Mathias Lair
Il y a poésie (40)
 
Le corps du poète
 
Des corps, il en est de toutes sortes. L’habituel, l’anatomo-médical, fait de tendons, de viande fraîche et d’hémoglobine ; le corps astral, cher aux adeptes de l’au-delà… nous le leur laisserons pour nous arrêter un instant au corps imaginaire, celui que nous le ressentons : tel se voit pachyderme avec jambes hydropiques, tel autre se sent poulet, avec de grandes pattes, des esquisses d’épaules équipées de moignons (impossible de voler !)… Sans compter le corps de langage, commencé dès avant la naissance dans le prénom qui nous désigna ; créé par la maternelle verbigération dans laquelle nous baignâmes dès notre naissance, et même avant, laquelle commenta chacun de nos gestes, donnant un sens à ce qui n’en avait pas encore… Notre moi est une infusion de ces verbiages en quoi nous voulons bien nous reconnaître : nous voilà identifiés !

Mais il arrive que ça ne marche pas.
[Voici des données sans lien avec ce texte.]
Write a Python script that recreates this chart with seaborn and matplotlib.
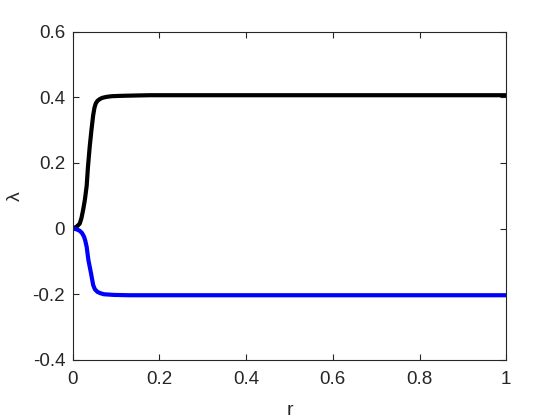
import numpy as np
import pandas as pd
import seaborn as sns
import matplotlib.pyplot as plt

# values
r_black = [0.0, 0.005, 0.010, 0.016, 0.020, 0.024, 0.028, 0.032, 0.035, 0.039,
           0.043, 0.047, 0.050, 0.053, 0.057, 0.062, 0.068, 0.078, 0.09, 0.109,
           0.14, 0.178, 0.3, 0.5, 0.7, 0.9, 1.0]
lam_black = [0.0, 0.003, 0.007, 0.015, 0.032, 0.058, 0.089, 0.130, 0.188, 0.249,
             0.300, 0.345, 0.368, 0.381, 0.389, 0.394, 0.398, 0.401, 0.403, 0.404,
             0.405, 0.406, 0.406, 0.406, 0.406, 0.406, 0.406]

r_blue = [0.0, 0.008, 0.015, 0.021, 0.026, 0.029, 0.032, 0.036, 0.042, 0.047,
          0.051, 0.057, 0.064, 0.072, 0.083, 0.095, 0.13, 0.2, 0.4, 0.6, 0.8, 1.0]
lam_blue = [0.0, -0.002, -0.006, -0.013, -0.025, -0.038, -0.056, -0.096, -0.136, -0.172,
            -0.185, -0.193, -0.197, -0.200, -0.201, -0.202, -0.203, -0.203, -0.203, -0.203,
            -0.203, -0.203]

df = pd.concat([
    pd.DataFrame({'r': r_black, 'lam': lam_black, 'branch': 'upper'}),
    pd.DataFrame({'r': r_blue, 'lam': lam_blue, 'branch': 'lower'}),
])

sns.set_style('white')
plt.rcParams['font.family'] = ['Liberation Sans', 'DejaVu Sans']

fig = plt.figure(figsize=(5.6, 4.2), dpi=100)
ax = fig.add_axes([0.130, 0.143, 0.774, 0.782])

sns.lineplot(data=df, x='r', y='lam', hue='branch', palette={'upper': 'black', 'lower': '#0000ff'},
             linewidth=3, legend=False, sort=False, estimator=None, ax=ax,
             solid_joinstyle='round', solid_capstyle='round')

ax.set_xlim(0, 1)
ax.set_ylim(-0.4, 0.6)
ax.set_xticks([0, 0.2, 0.4, 0.6, 0.8, 1])
ax.set_xticklabels(['0', '0.2', '0.4', '0.6', '0.8', '1'])
ax.set_yticks([-0.4, -0.2, 0, 0.2, 0.4, 0.6])
ax.set_yticklabels(['-0.4', '-0.2', '0', '0.2', '0.4', '0.6'])

ax.tick_params(direction='in', length=4, width=0.8, colors='#262626', labelsize=13.5,
               top=True, right=True, bottom=True, left=True)
ax.tick_params(axis='x', pad=8)
ax.tick_params(axis='y', pad=5.5)
for s in ax.spines.values():
    s.set_color('#262626')
    s.set_linewidth(0.8)

ax.set_xlabel('r', fontsize=14, color='#262626', labelpad=10)
ax.set_ylabel('λ', fontsize=14, color='#262626', labelpad=6)

fig.savefig('out.png', dpi=100)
Ce corps est troué, mal fait, voire inexistant. Nous avons le sentiment de ne pas être, pas assez…  voilà le motif d’écrire ! Se refaire le corps, le doter d’une chair nouvelle, d’une histoire, d’un style, lui donner du sens afin de l’irriguer… Telle fut la recherche d’Antonin Artaud. Bernard Noël dit quelque part qu’on écrit pour se donner un nom ; je dirais le corps d’un nom qu’on n’avait pas, pas tout à fait.

Dès lors, pourquoi ne pas considérer le poème comme le corps de son auteur ? Certains l’ont incisif, ou évanescent, rythmé, bien balancé, atone, bavard, elliptique, exhibé ou pudique, essentiel…

Le corps du poème
 
Le poème est affaire de tagada : le rythme, d’abord le rythme ! D’abord celui de la primordiale cavalcade de la conception (effrénée, on espère), puis celui du cœur maternel (goûter les variations dans la permanence, padoum, padaboum), puis celui du pas de la porteuse sur le trottoir (le fœtus à chaque fois caressant la paroi), sans compter les clapotis de la digestion (glissements, arrêts, reprises), juste à deux pas… L’environnement aussi y contribue : est-ce un hasard si le galop de l’alexandrin disparait avec le cheval ? Le vers libre apparait au temps de la machine à vapeur, du moteur à explosion – dont il est plus difficile de distinguer le tempo. Ainsi s’inscrit le rythme – les rythmes qui prennent le poème au corps.

Un poème sans rythme est une idée de poème, pas plus. Car l’idée ne fait pas un poème, mais un discours. Il ne suffit pas d’aller à la ligne avant le bout de page : cette manière peut avoir un effet sur le sens, elle ne fait pas danser le vers ; ce qu’on peut encore appeler ainsi quand rythme il y a.
On parle en musique de pulsation, ce n’est pas pour rien ! Dans le jazz, le rythme musical se répète, mesure après mesure, comme faisait le vers classique. Le saxophoniste que j’essaie d’être doit non seulement marquer le rythme, mais aussi se situer dans les mesures.

Dans la poésie dite en vers « libres » (mais pas libérée de tout !), l’enjeu est de taille et souvent mal perçu. Il faut réinventer un rythme souvent fait de variations, ce qui rend l’exercice difficile. Dès qu’on perd la pulsation, on retombe dans une prose découpée en morceaux, selon les retours à la ligne. On est alors réduit aux jeux de signification. C’est beaucoup mais, pour moi, cela ne suffit pas à faire un poème.